Access as a Development Platform for Corporation-Wide Applications
Although Access might be best suited for departmental applications, you can also use it to produce applications that you distribute throughout an organization. How successful this endeavor is depends on the corporation. There’s a limit to the number of users who can concurrently share an Access application while maintaining acceptable performance, and there’s also a limit to the number of records that each table can contain without a significant performance drop. These numbers vary depending on factors such as the following:
- How much traffic already exists on the network.
- How much RAM and how many processors the server has.
- How the server is already being used. For example, are applications such as Microsoft Office being loaded from the server or from local workstations?
- What types of tasks the users of the application are performing.
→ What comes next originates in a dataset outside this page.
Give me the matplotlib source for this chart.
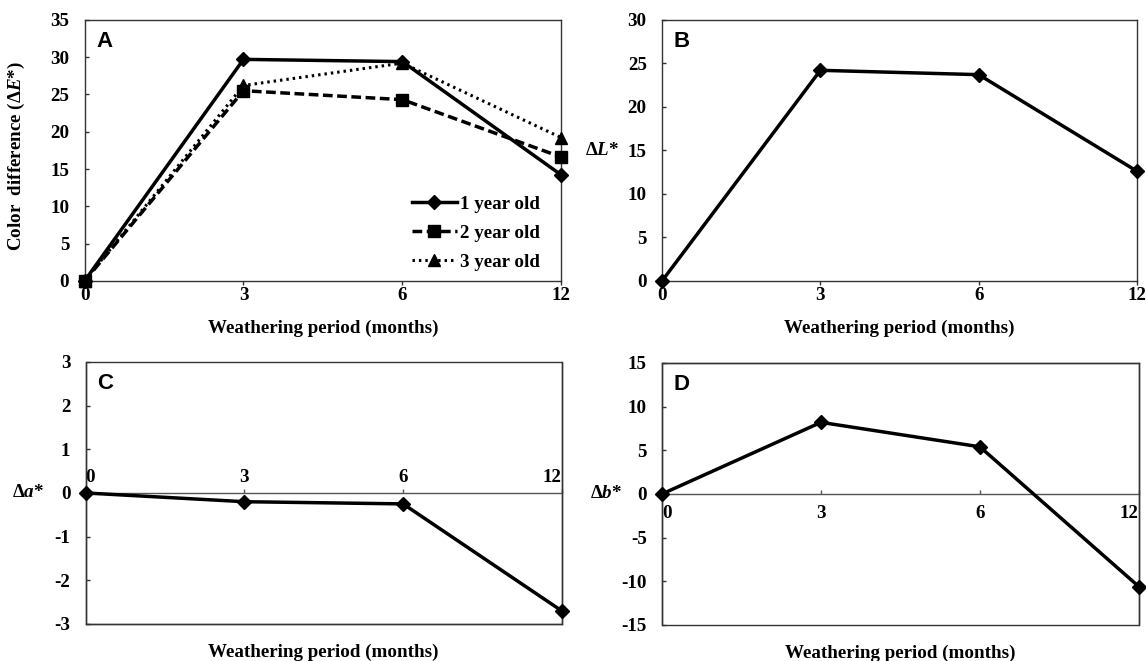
import matplotlib
matplotlib.use("Agg")
import matplotlib.pyplot as plt
from matplotlib.patches import Rectangle

# Data
months = ["0", "3", "6", "12"]
dE_1yr = [0, 29.7, 29.4, 14.2]
dE_2yr = [0, 25.5, 24.3, 16.6]
dE_3yr = [0, 26.2, 29.2, 19.2]
dL = [0, 24.2, 23.7, 12.6]
da = [0, -0.2, -0.25, -2.7]
db = [0, 8.2, 5.4, -10.6]

plt.rcParams["font.family"] = "Liberation Serif"
plt.rcParams["font.weight"] = "bold"
plt.rcParams["axes.unicode_minus"] = False
plt.rcParams["mathtext.fontset"] = "custom"
plt.rcParams["mathtext.rm"] = "Liberation Serif:bold"
plt.rcParams["mathtext.it"] = "Liberation Serif:italic:bold"
plt.rcParams["mathtext.bf"] = "Liberation Serif:bold"

FS = 13.7
EDGE = "#333333"
xpos = list(range(len(months)))

fig = plt.figure(figsize=(11.46, 6.61), dpi=100)
axA = fig.add_axes([0.0738, 0.575, 0.416, 0.395])
axB = fig.add_axes([0.5777, 0.575, 0.4145, 0.395])
axC = fig.add_axes([0.0748, 0.056, 0.4154, 0.3964])
axD = fig.add_axes([0.5777, 0.0545, 0.416, 0.3964])


def common(ax, ylim, step):
    ax.set_xlim(0, 3)
    ax.set_ylim(*ylim)
    ax.set_yticks(range(ylim[0], ylim[1] + 1, step))
    ax.set_xticks(xpos)
    ax.set_xticklabels(months)
    for s in ax.spines.values():
        s.set_color(EDGE)
        s.set_linewidth(1.0)
    ax.tick_params(axis="y", direction="in", length=3, width=1, color=EDGE,
                   pad=11, labelsize=FS)
    for lab in ax.get_yticklabels():
        lab.set_fontweight("bold")


def panel_letter(ax, letter):
    ax.text(0.024, 0.916, letter, transform=ax.transAxes, ha="left", va="center",
            fontsize=16, fontweight="bold", family="Liberation Sans")


def xlabel(ax, y):
    ax.text(0.5, y, "Weathering period (months)", transform=ax.transAxes,
            ha="center", va="center", fontsize=FS, fontweight="bold")


# Panel A
common(axA, (0, 35), 5)
axA.tick_params(axis="x", direction="out", length=3, width=1, color=EDGE,
                pad=1.5, labelsize=FS)
axA.plot(xpos, dE_1yr, color="black", lw=2.5, marker="D", ms=7.5,
         label="1 year old", clip_on=False, zorder=5)
axA.plot(xpos, dE_2yr, color="black", lw=2.5, ls=(0, (2.8, 1.3)), marker="s",
         ms=9, label="2 year old", clip_on=False, zorder=4)
axA.plot(xpos, dE_3yr, color="black", lw=2.2, ls=(0, (0.8, 1.3)), marker="^",
         ms=9, label="3 year old", clip_on=False, zorder=4)
axA.set_ylabel("Color  difference (Δ$\\mathit{E}$*)", fontsize=FS, fontweight="bold")
axA.yaxis.set_label_coords(-0.121, 0.48)
axA.legend(loc="upper left", bbox_to_anchor=(0.686, 0.326), frameon=False,
           fontsize=FS, handlelength=2.4, handletextpad=0.15, labelspacing=0.6,
           borderpad=0, borderaxespad=0)
panel_letter(axA, "A")
xlabel(axA, -0.18)

# Panel B
common(axB, (0, 30), 5)
axB.tick_params(axis="x", direction="out", length=3, width=1, color=EDGE,
                pad=1.5, labelsize=FS)
axB.plot(xpos, dL, color="black", lw=2.5, marker="D", ms=7.5, clip_on=False, zorder=5)
axB.set_ylabel("Δ$\\mathit{L}$*", fontsize=FS, fontweight="bold", rotation=0,
               ha="center", va="center")
axB.yaxis.set_label_coords(-0.126, 0.5)
panel_letter(axB, "B")
xlabel(axB, -0.18)

# Panel C: x axis crosses at zero, labels above
common(axC, (-3, 3), 1)
axC.xaxis.set_ticks_position("top")
axC.spines["top"].set_position(("data", 0))
axC.spines["top"].set_color("#555555")
axC.tick_params(axis="x", direction="out", length=3, width=1, color="#555555",
                pad=2, labelsize=FS)
axC.add_patch(Rectangle((0, 0), 1, 1, transform=axC.transAxes, fill=False,
                        ec=EDGE, lw=1.0, clip_on=False, zorder=3))
axC.plot(xpos, da, color="black", lw=2.5, marker="D", ms=7.5, clip_on=False, zorder=5)
axC.set_ylabel("Δ$\\mathit{a}$*", fontsize=FS, fontweight="bold", rotation=0,
               ha="center", va="center")
axC.yaxis.set_label_coords(-0.121, 0.5)
panel_letter(axC, "C")
xlabel(axC, -0.107)

# Panel D: x axis crosses at zero, labels below
common(axD, (-15, 15), 5)
axD.spines["bottom"].set_position(("data", 0))
axD.spines["bottom"].set_color("#555555")
axD.tick_params(axis="x", direction="in", length=3, width=1, color="#555555",
                pad=8, labelsize=FS)
axD.add_patch(Rectangle((0, 0), 1, 1, transform=axD.transAxes, fill=False,
                        ec=EDGE, lw=1.0, clip_on=False, zorder=3))
axD.plot(xpos, db, color="black", lw=2.5, marker="D", ms=7.5, clip_on=False, zorder=5)
axD.set_ylabel("Δ$\\mathit{b}$*", fontsize=FS, fontweight="bold", rotation=0,
               ha="center", va="center")
axD.yaxis.set_label_coords(-0.117, 0.5)
panel_letter(axD, "D")
xlabel(axD, -0.107)

for ax in (axA, axB, axC, axD):
    for lab in ax.get_xticklabels():
        lab.set_fontweight("bold")

# end labels of the crossing axes sit inside the box
for ax in (axC, axD):
    labs = ax.get_xticklabels()
    labs[0].set_ha("left")
    labs[-1].set_ha("right")

fig.savefig("out.png", dpi=100)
For example, are they querying, entering data, running reports, and so on?
- Where Access and Access applications are run from (the server or the workstation).
- What network operating system is in place.
The author’s general rule of thumb for an Access application that’s not client/server-based is that poor performance generally results with more than 10 to 15 concurrent users and more than 100,000 records. Remember that these numbers vary immensely depending on the factors mentioned and on what you and the other users of the application define as acceptable performance. If you go beyond these limits, you should consider using Access as a front end to a client/server database such as Microsoft SQL Server—that is, you can use Access to create forms and reports while storing tables and possibly queries on the database server.
Access as a Front End for Enterprisewide Client/Server Applications
A client/server database, such as Microsoft SQL Server or Oracle, processes queries on the server machine and returns results to the workstation. The server software can’t display data to the user, so this is where Access comes to the rescue. Acting as a front end, Access can display the data retrieved from the database server in reports, datasheets, or forms. If the user updates the data in an Access form, the workstation sends the update to the back-end database. You can accomplish this process either by linking to these external databases so that they appear to both you and the user as Access tables or by using techniques to access client/server data directly.
Access as a Tool to Develop Web Applications
Introduced with Access 2010 was the ability for you to use Access to build web applications, which are applications that can run in a browser. Access’s web capabilities have been greatly enhanced in Access 2013. Chapter 20, “Working with Web Databases,” cover the intricacies of designing and building a web database.